When using my custom implementation as a model it works fine, however, as part of a pipeline I get a NotFittedError.
Creating my simple benchmark model and storing it:
import numpy as np
import pickle
from sklearn.linear_model import LinearRegression
from sklearn.pipeline import Pipeline
X = np.array([[1],[2],[3]])
y = [10,20,30]
model = LinearRegression(fit_intercept=False).fit(X,y)
pickle.dump(model, open('benchmark_model.txt', 'wb'))
print (model.coef_)
[10.]
Defining my own benchmark_model() which implements custom fit method. The fit method opens the stored model
class benchmark_model(LinearRegression):
def fit(self, X, y = None):
self = pickle.load(open('benchmark_model.txt', 'rb'))
return self
Testing the custom fit implementation as model on different data seems to go well.
X=np.array([[1],[2],[3]])
y=[5,10,15]
model = benchmark_model()
model = model.fit(X,y)
print (model.coef_)
print (model.predict(X))
[10.] [10. 20. 30.]
Now, I am first using a normal LinearRegression as part of a pipeline, which seems to go as expected:
pipe = Pipeline([('model',LinearRegression())])
pipe.fit(X,y).predict(X)
array([ 5., 10., 15.])
However, when I use my custom benchmark model as part of the pipeline it doesn't work anymore.

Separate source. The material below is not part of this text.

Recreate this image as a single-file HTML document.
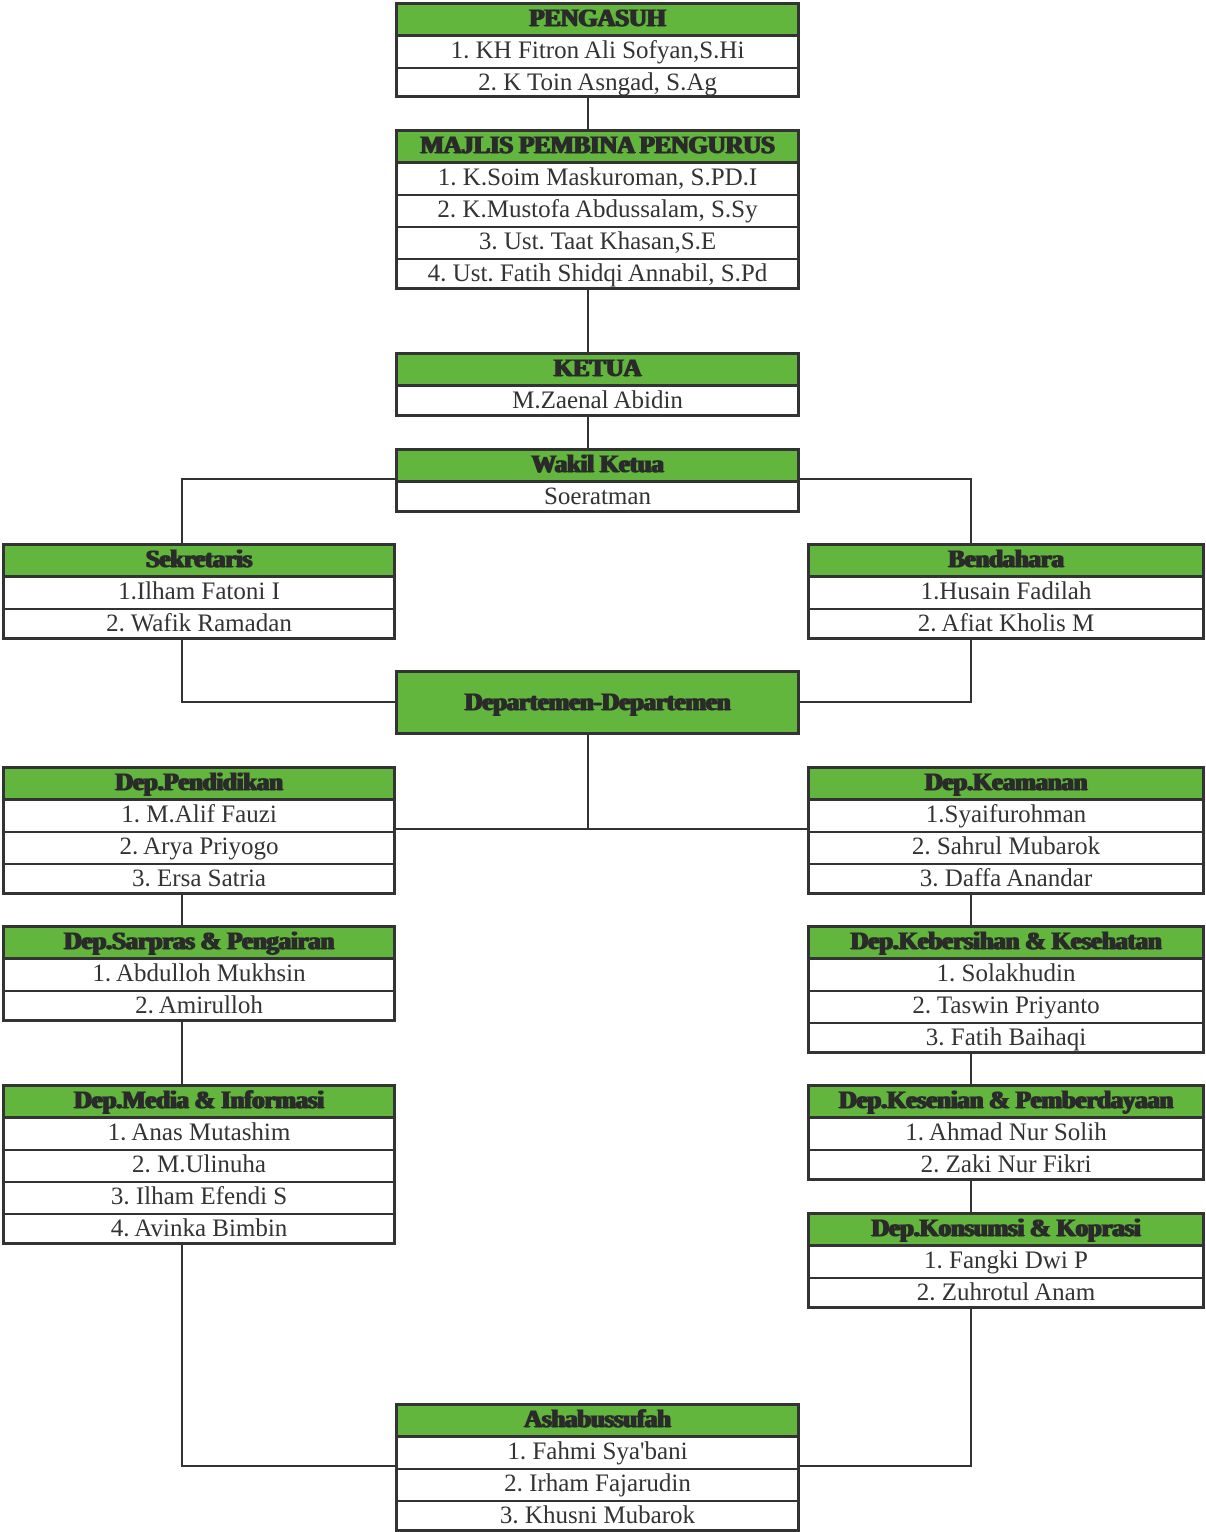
<!DOCTYPE html>
<html><head><meta charset="utf-8"><style>
body{margin:0;width:1206px;height:1532px;background:#fff;position:relative;overflow:hidden;font-family:"Liberation Serif",serif;}
.b{position:absolute;border:3px solid #333;box-sizing:border-box;background:#fff;}
.b div{height:32px;line-height:28px;text-align:center;font-size:25px;color:#333;border-top:2px solid #333;box-sizing:border-box;white-space:nowrap;overflow:hidden;}
.b div:first-child{border-top:none;height:30px;line-height:28px;}
.b div.h{background:#62b63e;font-weight:bold;color:#2a2a2a;font-size:25px;letter-spacing:-0.3px;text-shadow:1px 0 #2a2a2a,-1px 0 #2a2a2a,0 0.6px #2a2a2a;border-bottom:1px solid #333;}
.l{position:absolute;background:#333;}
.v{width:2px}.hz{height:2px}
.c{left:395px;width:405px}.L{left:2px;width:394px}.R{left:807px;width:398px}
</style></head><body>
<div class="l v" style="left:587px;top:96px;height:34px"></div>
<div class="l v" style="left:587px;top:288px;height:65px"></div>
<div class="l v" style="left:587px;top:415px;height:34px"></div>
<div class="l hz" style="left:181px;top:478px;width:791px"></div>
<div class="l v" style="left:181px;top:478px;height:66px"></div>
<div class="l v" style="left:970px;top:478px;height:66px"></div>
<div class="l v" style="left:181px;top:638px;height:64px"></div>
<div class="l hz" style="left:181px;top:701px;width:215px"></div>
<div class="l v" style="left:970px;top:638px;height:64px"></div>
<div class="l hz" style="left:798px;top:701px;width:174px"></div>
<div class="l v" style="left:587px;top:733px;height:97px"></div>
<div class="l hz" style="left:394px;top:828px;width:414px"></div>
<div class="l v" style="left:181px;top:893px;height:33px"></div>
<div class="l v" style="left:181px;top:1020px;height:65px"></div>
<div class="l v" style="left:181px;top:1243px;height:224px"></div>
<div class="l hz" style="left:181px;top:1465px;width:215px"></div>
<div class="l v" style="left:970px;top:893px;height:33px"></div>
<div class="l v" style="left:970px;top:1052px;height:33px"></div>
<div class="l v" style="left:970px;top:1179px;height:34px"></div>
<div class="l v" style="left:970px;top:1307px;height:160px"></div>
<div class="l hz" style="left:798px;top:1465px;width:174px"></div>

<div class="b c" style="top:2px;height:96px"><div class="h">PENGASUH</div><div>1. KH Fitron Ali Sofyan,S.Hi</div><div>2. K Toin Asngad, S.Ag</div></div>
<div class="b c" style="top:129px;height:161px"><div class="h">MAJLIS PEMBINA PENGURUS</div><div>1. K.Soim Maskuroman, S.PD.I</div><div>2. K.Mustofa Abdussalam, S.Sy</div><div>3. Ust. Taat Khasan,S.E</div><div>4. Ust. Fatih Shidqi Annabil, S.Pd</div></div>
<div class="b c" style="top:352px;height:65px"><div class="h">KETUA</div><div>M.Zaenal Abidin</div></div>
<div class="b c" style="top:448px;height:65px"><div class="h">Wakil Ketua</div><div>Soeratman</div></div>
<div class="b L" style="top:543px;height:97px"><div class="h">Sekretaris</div><div>1.Ilham Fatoni I</div><div>2. Wafik Ramadan</div></div>
<div class="b R" style="top:543px;height:97px"><div class="h">Bendahara</div><div>1.Husain Fadilah</div><div>2. Afiat Kholis M</div></div>
<div class="b c" style="top:670px;height:65px;background:#62b63e"><div class="h" style="height:59px;line-height:59px;border:none">Departemen-Departemen</div></div>
<div class="b L" style="top:766px;height:129px"><div class="h">Dep.Pendidikan</div><div>1. M.Alif Fauzi</div><div>2. Arya Priyogo</div><div>3. Ersa Satria</div></div>
<div class="b R" style="top:766px;height:129px"><div class="h">Dep.Keamanan</div><div>1.Syaifurohman</div><div>2. Sahrul Mubarok</div><div>3. Daffa Anandar</div></div>
<div class="b L" style="top:925px;height:97px"><div class="h">Dep.Sarpras &amp; Pengairan</div><div>1. Abdulloh Mukhsin</div><div>2. Amirulloh</div></div>
<div class="b R" style="top:925px;height:129px"><div class="h">Dep.Kebersihan &amp; Kesehatan</div><div>1. Solakhudin</div><div>2. Taswin Priyanto</div><div>3. Fatih Baihaqi</div></div>
<div class="b L" style="top:1084px;height:161px"><div class="h">Dep.Media &amp; Informasi</div><div>1. Anas Mutashim</div><div>2. M.Ulinuha</div><div>3. Ilham Efendi S</div><div>4. Avinka Bimbin</div></div>
<div class="b R" style="top:1084px;height:97px"><div class="h">Dep.Kesenian &amp; Pemberdayaan</div><div>1. Ahmad Nur Solih</div><div>2. Zaki Nur Fikri</div></div>
<div class="b R" style="top:1212px;height:97px"><div class="h">Dep.Konsumsi &amp; Koprasi</div><div>1. Fangki Dwi P</div><div>2. Zuhrotul Anam</div></div>
<div class="b c" style="top:1403px;height:129px"><div class="h">Ashabussufah</div><div>1. Fahmi Sya'bani</div><div>2. Irham Fajarudin</div><div>3. Khusni Mubarok</div></div>
</body></html>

pipe = Pipeline([('model',benchmark_model())])
pipe.fit(X,y).predict(X)
NotFittedError: This benchmark_model instance is not fitted yet. Call 'fit' with appropriate arguments before using this method.
Upvotes: 1
Views: 962
Reputation: 1449
I assume the pipeline gets confused when benchmark_model.fit()
returns an instance of class LinearRegression
instead of benchmark_model
. It seems to work, if instead we just copy the learned parameters from the fixed model:
class benchmark_model(LinearRegression):
def fit(self, X, y = None):
fixed_model = pickle.load(open('benchmark_model.txt', 'rb'))
self.coef_ = fixed_model.coef_
self.intercept_ = fixed_model.intercept_
return self
Now fit
actually returns an instance of benchmark_model
.
Upvotes: 1